**Given problem**
Quote the listing below in its entirety, omitting every image.
--- START OF Supplied material ---
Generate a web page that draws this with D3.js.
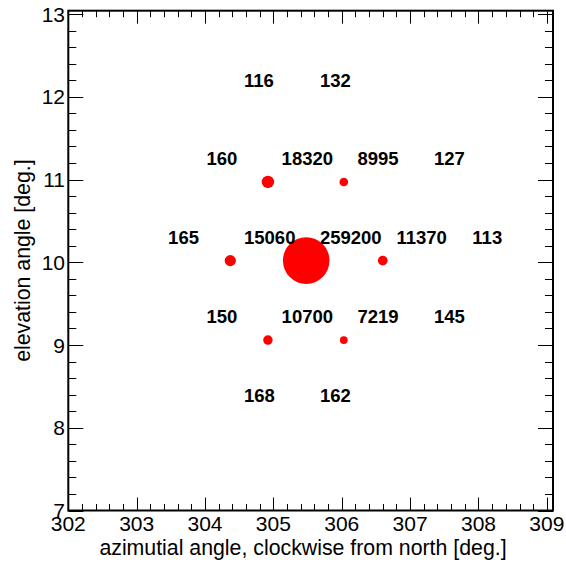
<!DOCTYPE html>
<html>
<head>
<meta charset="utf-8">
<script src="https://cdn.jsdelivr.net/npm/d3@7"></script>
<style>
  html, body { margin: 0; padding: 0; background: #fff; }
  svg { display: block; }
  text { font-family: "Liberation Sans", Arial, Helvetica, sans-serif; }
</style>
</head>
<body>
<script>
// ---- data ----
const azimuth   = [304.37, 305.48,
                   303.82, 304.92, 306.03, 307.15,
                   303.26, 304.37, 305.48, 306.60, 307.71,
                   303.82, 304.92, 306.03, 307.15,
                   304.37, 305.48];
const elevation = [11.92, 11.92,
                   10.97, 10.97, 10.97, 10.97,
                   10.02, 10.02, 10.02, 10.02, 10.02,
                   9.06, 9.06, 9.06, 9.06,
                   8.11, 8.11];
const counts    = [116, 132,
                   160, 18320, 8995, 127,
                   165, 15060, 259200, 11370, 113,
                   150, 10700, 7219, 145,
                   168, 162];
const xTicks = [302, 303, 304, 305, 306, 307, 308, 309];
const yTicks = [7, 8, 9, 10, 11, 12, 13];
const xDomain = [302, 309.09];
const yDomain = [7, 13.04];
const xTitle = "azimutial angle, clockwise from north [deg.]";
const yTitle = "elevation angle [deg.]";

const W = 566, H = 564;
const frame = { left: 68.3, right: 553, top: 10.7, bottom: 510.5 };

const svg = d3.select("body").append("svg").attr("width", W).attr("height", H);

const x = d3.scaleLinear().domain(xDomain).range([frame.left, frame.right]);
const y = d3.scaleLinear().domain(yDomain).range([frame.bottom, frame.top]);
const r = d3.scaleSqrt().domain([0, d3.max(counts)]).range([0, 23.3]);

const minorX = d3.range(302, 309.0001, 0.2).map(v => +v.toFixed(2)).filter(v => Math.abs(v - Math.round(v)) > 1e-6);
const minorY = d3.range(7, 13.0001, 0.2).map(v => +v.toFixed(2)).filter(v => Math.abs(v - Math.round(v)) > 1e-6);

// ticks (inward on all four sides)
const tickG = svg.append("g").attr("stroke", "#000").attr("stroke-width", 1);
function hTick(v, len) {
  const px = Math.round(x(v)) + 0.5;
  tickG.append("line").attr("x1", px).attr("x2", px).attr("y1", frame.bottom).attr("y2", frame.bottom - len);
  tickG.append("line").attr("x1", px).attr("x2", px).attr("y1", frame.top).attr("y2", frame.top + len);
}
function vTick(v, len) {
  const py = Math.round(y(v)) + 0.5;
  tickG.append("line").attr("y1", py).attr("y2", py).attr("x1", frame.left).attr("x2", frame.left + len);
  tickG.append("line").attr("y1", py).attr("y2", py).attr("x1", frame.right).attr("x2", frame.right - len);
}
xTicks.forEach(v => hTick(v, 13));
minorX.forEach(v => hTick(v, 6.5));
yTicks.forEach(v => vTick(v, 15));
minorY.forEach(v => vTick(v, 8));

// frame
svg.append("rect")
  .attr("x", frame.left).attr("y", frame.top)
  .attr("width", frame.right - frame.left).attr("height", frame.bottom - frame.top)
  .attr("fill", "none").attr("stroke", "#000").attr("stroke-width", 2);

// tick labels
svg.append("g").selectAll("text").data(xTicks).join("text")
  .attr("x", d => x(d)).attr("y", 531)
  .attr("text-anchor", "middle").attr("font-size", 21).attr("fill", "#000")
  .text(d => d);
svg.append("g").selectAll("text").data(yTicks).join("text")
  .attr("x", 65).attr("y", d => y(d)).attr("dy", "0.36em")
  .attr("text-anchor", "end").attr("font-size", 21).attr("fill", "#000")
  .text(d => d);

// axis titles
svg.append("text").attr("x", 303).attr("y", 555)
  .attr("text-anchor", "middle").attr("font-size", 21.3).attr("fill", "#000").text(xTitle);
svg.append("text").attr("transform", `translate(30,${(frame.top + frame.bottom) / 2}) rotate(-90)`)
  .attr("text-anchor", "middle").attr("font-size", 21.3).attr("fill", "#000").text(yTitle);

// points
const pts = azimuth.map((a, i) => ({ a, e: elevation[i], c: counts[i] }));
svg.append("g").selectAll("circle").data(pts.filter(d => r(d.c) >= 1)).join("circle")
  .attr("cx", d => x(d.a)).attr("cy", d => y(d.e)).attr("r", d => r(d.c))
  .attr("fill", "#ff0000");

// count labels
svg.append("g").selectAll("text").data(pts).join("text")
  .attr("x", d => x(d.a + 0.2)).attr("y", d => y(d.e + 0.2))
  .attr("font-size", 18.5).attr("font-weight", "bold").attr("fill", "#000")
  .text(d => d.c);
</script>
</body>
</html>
--- END OF Supplied material ---
**Completed exercise**
Generate a web page that draws this with D3.js.
<!DOCTYPE html>
<html>
<head>
<meta charset="utf-8">
<script src="https://cdn.jsdelivr.net/npm/d3@7"></script>
<style>
  html, body { margin: 0; padding: 0; background: #fff; }
  svg { display: block; }
  text { font-family: "Liberation Sans", Arial, Helvetica, sans-serif; }
</style>
</head>
<body>
<script>
// ---- data ----
const azimuth   = [304.37, 305.48,
                   303.82, 304.92, 306.03, 307.15,
                   303.26, 304.37, 305.48, 306.60, 307.71,
                   303.82, 304.92, 306.03, 307.15,
                   304.37, 305.48];
const elevation = [11.92, 11.92,
                   10.97, 10.97, 10.97, 10.97,
                   10.02, 10.02, 10.02, 10.02, 10.02,
                   9.06, 9.06, 9.06, 9.06,
                   8.11, 8.11];
const counts    = [116, 132,
                   160, 18320, 8995, 127,
                   165, 15060, 259200, 11370, 113,
                   150, 10700, 7219, 145,
                   168, 162];
const xTicks = [302, 303, 304, 305, 306, 307, 308, 309];
const yTicks = [7, 8, 9, 10, 11, 12, 13];
const xDomain = [302, 309.09];
const yDomain = [7, 13.04];
const xTitle = "azimutial angle, clockwise from north [deg.]";
const yTitle = "elevation angle [deg.]";

const W = 566, H = 564;
const frame = { left: 68.3, right: 553, top: 10.7, bottom: 510.5 };

const svg = d3.select("body").append("svg").attr("width", W).attr("height", H);

const x = d3.scaleLinear().domain(xDomain).range([frame.left, frame.right]);
const y = d3.scaleLinear().domain(yDomain).range([frame.bottom, frame.top]);
const r = d3.scaleSqrt().domain([0, d3.max(counts)]).range([0, 23.3]);

const minorX = d3.range(302, 309.0001, 0.2).map(v => +v.toFixed(2)).filter(v => Math.abs(v - Math.round(v)) > 1e-6);
const minorY = d3.range(7, 13.0001, 0.2).map(v => +v.toFixed(2)).filter(v => Math.abs(v - Math.round(v)) > 1e-6);

// ticks (inward on all four sides)
const tickG = svg.append("g").attr("stroke", "#000").attr("stroke-width", 1);
function hTick(v, len) {
  const px = Math.round(x(v)) + 0.5;
  tickG.append("line").attr("x1", px).attr("x2", px).attr("y1", frame.bottom).attr("y2", frame.bottom - len);
  tickG.append("line").attr("x1", px).attr("x2", px).attr("y1", frame.top).attr("y2", frame.top + len);
}
function vTick(v, len) {
  const py = Math.round(y(v)) + 0.5;
  tickG.append("line").attr("y1", py).attr("y2", py).attr("x1", frame.left).attr("x2", frame.left + len);
  tickG.append("line").attr("y1", py).attr("y2", py).attr("x1", frame.right).attr("x2", frame.right - len);
}
xTicks.forEach(v => hTick(v, 13));
minorX.forEach(v => hTick(v, 6.5));
yTicks.forEach(v => vTick(v, 15));
minorY.forEach(v => vTick(v, 8));

// frame
svg.append("rect")
  .attr("x", frame.left).attr("y", frame.top)
  .attr("width", frame.right - frame.left).attr("height", frame.bottom - frame.top)
  .attr("fill", "none").attr("stroke", "#000").attr("stroke-width", 2);

// tick labels
svg.append("g").selectAll("text").data(xTicks).join("text")
  .attr("x", d => x(d)).attr("y", 531)
  .attr("text-anchor", "middle").attr("font-size", 21).attr("fill", "#000")
  .text(d => d);
svg.append("g").selectAll("text").data(yTicks).join("text")
  .attr("x", 65).attr("y", d => y(d)).attr("dy", "0.36em")
  .attr("text-anchor", "end").attr("font-size", 21).attr("fill", "#000")
  .text(d => d);

// axis titles
svg.append("text").attr("x", 303).attr("y", 555)
  .attr("text-anchor", "middle").attr("font-size", 21.3).attr("fill", "#000").text(xTitle);
svg.append("text").attr("transform", `translate(30,${(frame.top + frame.bottom) / 2}) rotate(-90)`)
  .attr("text-anchor", "middle").attr("font-size", 21.3).attr("fill", "#000").text(yTitle);

// points
const pts = azimuth.map((a, i) => ({ a, e: elevation[i], c: counts[i] }));
svg.append("g").selectAll("circle").data(pts.filter(d => r(d.c) >= 1)).join("circle")
  .attr("cx", d => x(d.a)).attr("cy", d => y(d.e)).attr("r", d => r(d.c))
  .attr("fill", "#ff0000");

// count labels
svg.append("g").selectAll("text").data(pts).join("text")
  .attr("x", d => x(d.a + 0.2)).attr("y", d => y(d.e + 0.2))
  .attr("font-size", 18.5).attr("font-weight", "bold").attr("fill", "#000")
  .text(d => d.c);
</script>
</body>
</html>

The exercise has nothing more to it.